Only a couple of things could derail the SaaS movement, from Emergence’s perspective—and maybe only one. Cloud-services outages like the one that affected thousands of users of Amazon Web Services for several days in April are still a concern. But Spain says he thinks companies that depend on the cloud are getting more thoughtful about how to design around such eventualities. “You can’t just assume that Amazon is going to provide a fail-safe infrastructure,” he says. “The good news is that this failure will cause everyone in the ecosystem to become a lot better at handling these situations.”
That leaves a more threatening problem—privacy. But not the kind you’re probably thinking about. As SaaS companies host more and more of their clients’ data on their own (or Amazon’s) infrastructure, there will be a growing temptation to mine that data to extract interesting or useful patterns. Since such data is usually about a client’s customers, it can only be used with extreme care; a single misstep could cost a company all its customers’ trust.
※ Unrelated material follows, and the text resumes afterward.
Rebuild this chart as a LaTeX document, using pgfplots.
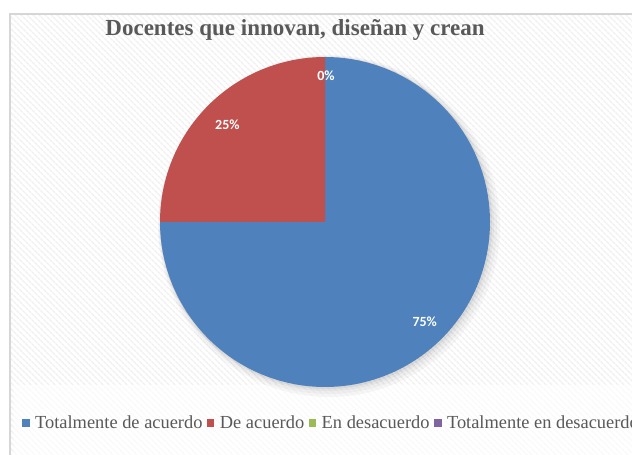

“The positive side of this is that having aggregated all this data, we can use it for good, to help our customers get better at whatever they are working on,” says Ritter. “The risk factor is that if you are seen as harvesting data or selling it, that would be a disaster. We’ve seen a little of that in the consumer space, and if it happens in the business space it will be a disaster.”
But you can bet that it’s one Ritter, Spain, and their partners are working hard to prevent at their portfolio companies. In the mold of the very technologies they invest in, they’re offering reassuring outside assistance that keeps their companies from having to reinvent the wheel. You might even call it Venture as a Service.
“Back in 2002, we said the world doesn’t need another VC firm if there is not some area where we can help our customers, the entrepreneurs,” says Ritter. “And we’ve been very lucky. In what we do we have the best track record and the best companies behind us. And [SaaS] has become the biggest trend in IT.”